If you are looking to buy a new system, should you buy one with a 32bit operating system or a 64bit operating system?
Some years back there existed a heated debate in the technology world about the pros and cons of moving from a 32bit operating system to a 64bit operating system.
At the time, most operating systems were 32bit Windows XP or Windows 7. Those operating systems were using less than 4GB of RAM and typically had harddrives smaller than 500GB. They were also at times being called upon to run legacy software that dated back to Windows 2000 or even Windows 95/98. In that environment, it made sense to stick with a 32bit operating system because the performance would be fine with that amount of RAM and running the legacy software.
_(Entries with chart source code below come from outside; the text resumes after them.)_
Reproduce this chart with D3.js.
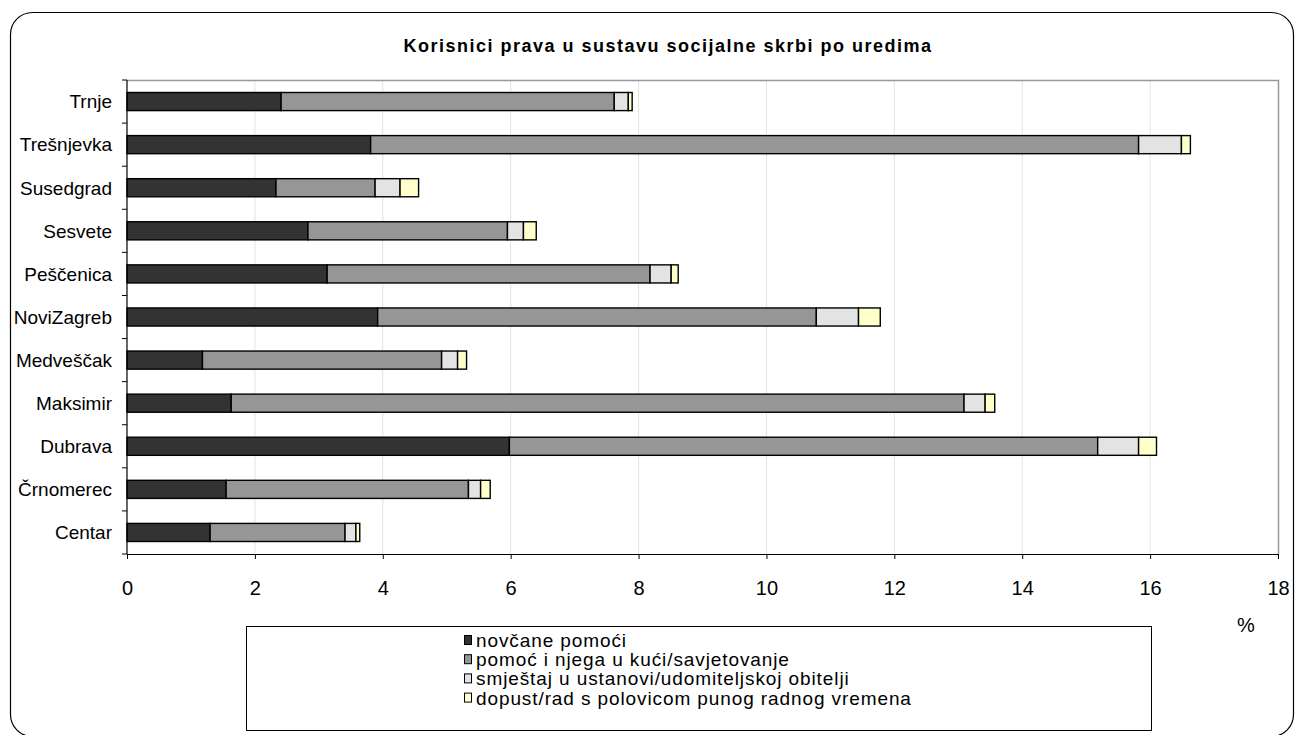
<!DOCTYPE html>
<html><head><meta charset="utf-8">
<script src="https://cdn.jsdelivr.net/npm/d3@7/dist/d3.min.js"></script>
<style>
html,body{margin:0;padding:0;background:#fff;}
svg{display:block;font-family:"Liberation Sans",Arial,sans-serif;}
</style></head>
<body><svg id="c" width="1301" height="735"></svg>
<script>
const categories = ["Trnje","Trešnjevka","Susedgrad","Sesvete","Peščenica","NoviZagreb","Medveščak","Maksimir","Dubrava","Črnomerec","Centar"];
const seriesNames = ["novčane pomoći","pomoć i njega u kući/savjetovanje","smještaj u ustanovi/udomiteljskoj obitelji","dopust/rad s polovicom punog radnog vremena"];
const novcane   = [2.41, 3.81, 2.33, 2.83, 3.13, 3.92, 1.18, 1.63, 5.98, 1.55, 1.30];
const pomoc     = [5.21,12.01, 1.55, 3.12, 5.05, 6.86, 3.74,11.46, 9.20, 3.79, 2.11];
const smjestaj  = [0.22, 0.67, 0.39, 0.25, 0.33, 0.66, 0.25, 0.33, 0.64, 0.19, 0.17];
const dopust    = [0.06, 0.14, 0.29, 0.20, 0.11, 0.34, 0.14, 0.15, 0.28, 0.15, 0.06];
const xTicks = [0,2,4,6,8,10,12,14,16,18];
const title = "Korisnici prava u sustavu socijalne skrbi po uredima";
const unitLabel = "%";
const colors = ["#333333","#969696","#e3e3e3","#ffffcc"];

const rows = categories.map((c,i)=>({cat:c, s0:novcane[i], s1:pomoc[i], s2:smjestaj[i], s3:dopust[i]}));
const keys = ["s0","s1","s2","s3"];
const stacked = d3.stack().keys(keys)(rows);

const svg = d3.select("#c");
svg.append("rect").attr("x",10.5).attr("y",12.5).attr("width",1283).attr("height",724)
  .attr("rx",22).attr("ry",22).attr("fill","#fff").attr("stroke","#000").attr("stroke-width",1.2);

const L=127, R=1278, T=80, B=554;
const x = d3.scaleLinear().domain([0,18]).range([L,R]);
const y = d3.scaleBand().domain(categories).range([T,B]).paddingInner(0.58).paddingOuter(0.29);

svg.append("text").attr("x",668).attr("y",52).attr("text-anchor","middle")
  .attr("font-size",18).attr("font-weight","bold").attr("letter-spacing",1.5).text(title);

svg.append("g").selectAll("line").data(xTicks.slice(1,-1)).join("line")
  .attr("x1",d=>x(d)).attr("x2",d=>x(d)).attr("y1",T).attr("y2",B)
  .attr("stroke","#e2e2e2").attr("stroke-width",1);
svg.append("path").attr("d",`M${L},${T+0.5}H${R+0.5}V${B}`).attr("fill","none").attr("stroke","#999").attr("stroke-width",1.5);

svg.append("g").selectAll("g").data(stacked).join("g").attr("fill",(d,i)=>colors[i])
  .selectAll("rect").data(d=>d).join("rect")
  .attr("x",d=>x(d[0])).attr("width",d=>x(d[1])-x(d[0]))
  .attr("y",d=>y(d.data.cat)).attr("height",y.bandwidth())
  .attr("stroke","#000").attr("stroke-width",1.4);

const xa = svg.append("g").attr("transform",`translate(0,${B})`)
  .call(d3.axisBottom(x).tickValues(xTicks).tickSize(5).tickSizeOuter(0));
xa.select(".domain").attr("stroke","#000").attr("stroke-width",1.2);
xa.selectAll(".tick line").attr("stroke","#000");
xa.selectAll("text").attr("y",41).attr("dy",null).attr("font-size",20)
  .attr("font-family","Liberation Sans, Arial, sans-serif").attr("fill","#000");

svg.append("line").attr("x1",L).attr("x2",L).attr("y1",T).attr("y2",B).attr("stroke","#000").attr("stroke-width",1.2);
const bounds = d3.range(categories.length+1).map(i=>T+i*y.step());
svg.append("g").selectAll("line").data(bounds).join("line")
  .attr("x1",L-5).attr("x2",L).attr("y1",d=>d).attr("y2",d=>d).attr("stroke","#000");
svg.append("g").selectAll("text").data(categories).join("text")
  .attr("x",L-15).attr("y",d=>y(d)+y.bandwidth()/2).attr("dy","0.36em")
  .attr("text-anchor","end").attr("font-size",19).text(d=>d);

svg.append("text").attr("x",1246).attr("y",632).attr("text-anchor","middle").attr("font-size",20).text(unitLabel);

svg.append("rect").attr("x",246.5).attr("y",626.5).attr("width",905).attr("height",104)
  .attr("fill","#fff").attr("stroke","#000").attr("stroke-width",1);
const lg = svg.append("g").selectAll("g").data(seriesNames).join("g")
  .attr("transform",(d,i)=>`translate(464,${647+i*19.2})`);
lg.append("rect").attr("x",0.5).attr("y",-11.5).attr("width",7).attr("height",9)
  .attr("fill",(d,i)=>colors[i]).attr("stroke","#000").attr("stroke-width",1);
lg.append("text").attr("x",12).attr("y",0).attr("font-size",19).attr("letter-spacing",0.9).text(d=>d);
</script></body></html>
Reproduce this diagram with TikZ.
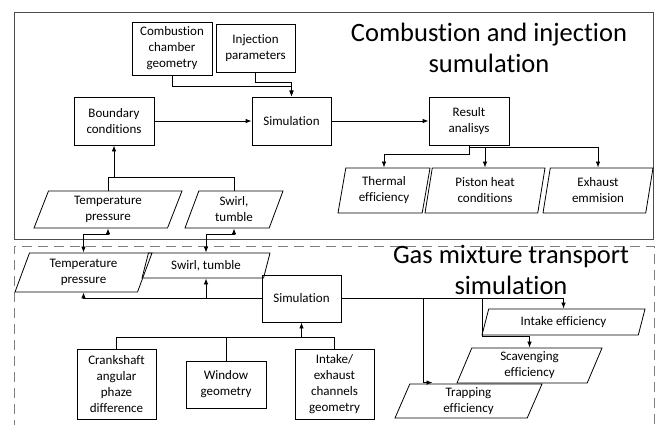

However, current systems come with at least 4GB of RAM, large harddrives, far faster processors (optimized for 64bit processing), and running software applications that natively handle 64bit. Legacy software that dates back to requiring 32bit has decreased or fallen from use due to security concerns. As such, the reasons for sticking with 32bit have faded away. For these reasons, the last couple years Erickson Solutions has been encouraging clients to switch to 64bit.
This has become even more true with Windows 10 which runs on new equipment far more smoothly in 64bit form than in 32bit. Most systems made in the past 18 months (in Windows 8.1 or 10 trim) will come with 64bit for the operating system. In fact if you see a system sporting a 32bit operating system (be it Windows 7, 8/8.1, or 10) you can be pretty sure that it is running on some hardware that is older or under-powered. You will want to stay away from that hassle.
In rare cases you might have a system running a 32bit operating system and want to upgrade it to Windows 10. The only path to do so (without a complete wipe/reload) will be to upgrade to the 32bit version of Windows 10. You can expect to see a little slower performance.. but that is to be expected since you are dealing with older hardware in the first place.